* begin Collected data *
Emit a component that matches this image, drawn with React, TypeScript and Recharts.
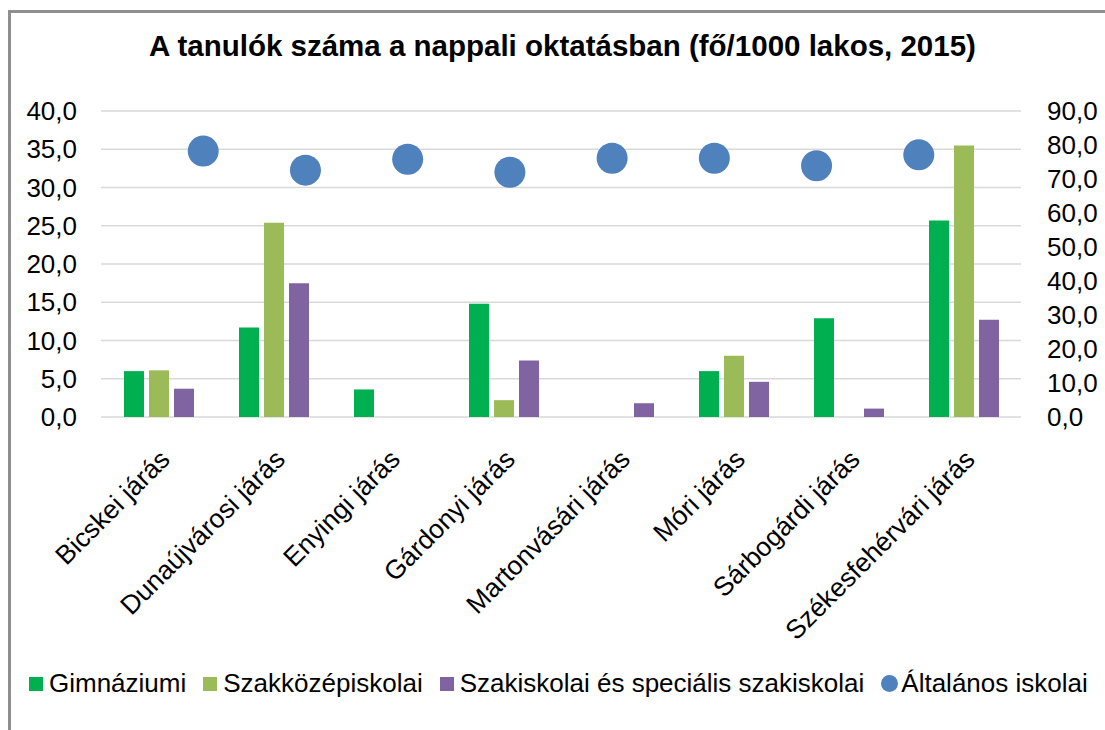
import { Bar, CartesianGrid, ComposedChart, Scatter, XAxis, YAxis } from "recharts";

const categories = [
  "Bicskei járás",
  "Dunaújvárosi járás",
  "Enyingi járás",
  "Gárdonyi járás",
  "Martonvásári járás",
  "Móri járás",
  "Sárbogárdi járás",
  "Székesfehérvári járás",
];
const gimnaziumi = [6.0, 11.7, 3.6, 14.8, 0, 6.0, 12.9, 25.7];
const szakkozep = [6.1, 25.4, 0, 2.2, 0, 8.0, 0, 35.5];
const szakiskolai = [3.7, 17.5, 0, 7.4, 1.8, 4.6, 1.1, 12.7];
const altalanos = [78.2, 72.6, 75.8, 72.0, 76.1, 76.1, 73.9, 77.1];
const leftTicks = [0, 5, 10, 15, 20, 25, 30, 35, 40];
const rightTicks = [0, 10, 20, 30, 40, 50, 60, 70, 80, 90];

const series = [
  { key: "gimn", name: "Gimnáziumi", color: "#00b050" },
  { key: "szakkoz", name: "Szakközépiskolai", color: "#9bbb59" },
  { key: "szakisk", name: "Szakiskolai és speciális szakiskolai", color: "#8064a2" },
];
const dotColor = "#4f81bd";

const data = categories.map((name, i) => ({
  name,
  pos: i + 1,
  gimn: gimnaziumi[i],
  szakkoz: szakkozep[i],
  szakisk: szakiskolai[i],
  alt: altalanos[i],
}));

const font = "'Liberation Sans', Arial, sans-serif";
const fmt = (v: number) => v.toFixed(1).replace(".", ",");

function CategoryTick({ x, payload }: any) {
  const ax = x + 13;
  const ay = 417 + 44;
  return (
    <text
      x={ax}
      y={ay}
      textAnchor="end"
      transform={`rotate(-45 ${ax} ${ay})`}
      fontSize={26.5}
      fontFamily={font}
      fill="#000"
    >
      {payload.value}
    </text>
  );
}

export default function App() {
  return (
    <div
      style={{
        position: "absolute",
        left: 0,
        top: 0,
        width: 1105,
        height: 730,
        overflow: "hidden",
        background: "#fff",
        fontFamily: font,
      }}
    >
      <div
        style={{
          position: "absolute",
          left: 8,
          top: 10,
          width: 1200,
          height: 800,
          border: "3px solid #8f8f8f",
        }}
      />
      <div
        style={{
          position: "absolute",
          left: 0,
          width: 1125,
          top: 29,
          textAlign: "center",
          fontSize: 29.5,
          fontWeight: "bold",
          color: "#000",
        }}
      >
        A tanulók száma a nappali oktatásban (fő/1000 lakos, 2015)
      </div>

      <div style={{ position: "absolute", left: 0, top: 0 }}>
        <ComposedChart
          width={1105}
          height={730}
          data={data}
          margin={{ top: 111, right: 0, bottom: 0, left: 0 }}
          barSize={20}
          barGap={5}
        >
          <CartesianGrid yAxisId="left" vertical={false} stroke="#d9d9d9" strokeWidth={1.5} />
          <XAxis
            dataKey="name"
            interval={0}
            axisLine={false}
            tickLine={false}
            tickSize={0}
            height={313}
            tick={<CategoryTick />}
          />
          <XAxis xAxisId="dot" type="number" dataKey="pos" domain={[0, 9]} hide />
          <YAxis
            yAxisId="left"
            domain={[0, 40]}
            ticks={leftTicks}
            interval={0}
            width={101}
            axisLine={false}
            tickLine={false}
            tickSize={0}
            tickMargin={24}
            tickFormatter={fmt}
            tick={{ fontSize: 26, fill: "#000", fontFamily: font }}
          />
          <YAxis
            yAxisId="right"
            orientation="right"
            domain={[0, 90]}
            ticks={rightTicks}
            interval={0}
            width={84}
            axisLine={false}
            tickLine={false}
            tickSize={0}
            tickMargin={26}
            tickFormatter={fmt}
            tick={{ fontSize: 26, fill: "#000", fontFamily: font, textAnchor: "start" }}
          />
          {series.map((s) => (
            <Bar key={s.key} yAxisId="left" dataKey={s.key} name={s.name} fill={s.color} isAnimationActive={false} />
          ))}
          <Scatter
            xAxisId="dot"
            yAxisId="right"
            dataKey="alt"
            name="Általános iskolai"
            fill={dotColor}
            isAnimationActive={false}
            shape={(p: any) => <circle cx={p.cx} cy={p.cy} r={15.5} fill={dotColor} />}
          />
        </ComposedChart>
      </div>

      <div
        style={{
          position: "absolute",
          left: 29,
          top: 668,
          display: "flex",
          alignItems: "center",
          whiteSpace: "nowrap",
          fontSize: 26,
          color: "#000",
        }}
      >
        {series.map((s) => (
          <span key={s.key} style={{ display: "flex", alignItems: "center", marginRight: 17 }}>
            <span style={{ width: 14, height: 14, background: s.color, marginRight: 6 }} />
            {s.name}
          </span>
        ))}
        <span style={{ display: "flex", alignItems: "center" }}>
          <span style={{ width: 17, height: 17, borderRadius: "50%", background: dotColor, marginRight: 3 }} />
          Általános iskolai
        </span>
      </div>
    </div>
  );
}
* end Collected data *
*Problem details*. Return the material line for line, from its beginning to the line that contains "const fmt = (v: number)", with the pictures left out.

*Answer to this problem*.
Emit a component that matches this image, drawn with React, TypeScript and Recharts.
import { Bar, CartesianGrid, ComposedChart, Scatter, XAxis, YAxis } from "recharts";

const categories = [
  "Bicskei járás",
  "Dunaújvárosi járás",
  "Enyingi járás",
  "Gárdonyi járás",
  "Martonvásári járás",
  "Móri járás",
  "Sárbogárdi járás",
  "Székesfehérvári járás",
];
const gimnaziumi = [6.0, 11.7, 3.6, 14.8, 0, 6.0, 12.9, 25.7];
const szakkozep = [6.1, 25.4, 0, 2.2, 0, 8.0, 0, 35.5];
const szakiskolai = [3.7, 17.5, 0, 7.4, 1.8, 4.6, 1.1, 12.7];
const altalanos = [78.2, 72.6, 75.8, 72.0, 76.1, 76.1, 73.9, 77.1];
const leftTicks = [0, 5, 10, 15, 20, 25, 30, 35, 40];
const rightTicks = [0, 10, 20, 30, 40, 50, 60, 70, 80, 90];

const series = [
  { key: "gimn", name: "Gimnáziumi", color: "#00b050" },
  { key: "szakkoz", name: "Szakközépiskolai", color: "#9bbb59" },
  { key: "szakisk", name: "Szakiskolai és speciális szakiskolai", color: "#8064a2" },
];
const dotColor = "#4f81bd";

const data = categories.map((name, i) => ({
  name,
  pos: i + 1,
  gimn: gimnaziumi[i],
  szakkoz: szakkozep[i],
  szakisk: szakiskolai[i],
  alt: altalanos[i],
}));

const font = "'Liberation Sans', Arial, sans-serif";
const fmt = (v: number) => v.toFixed(1).replace(".", ",");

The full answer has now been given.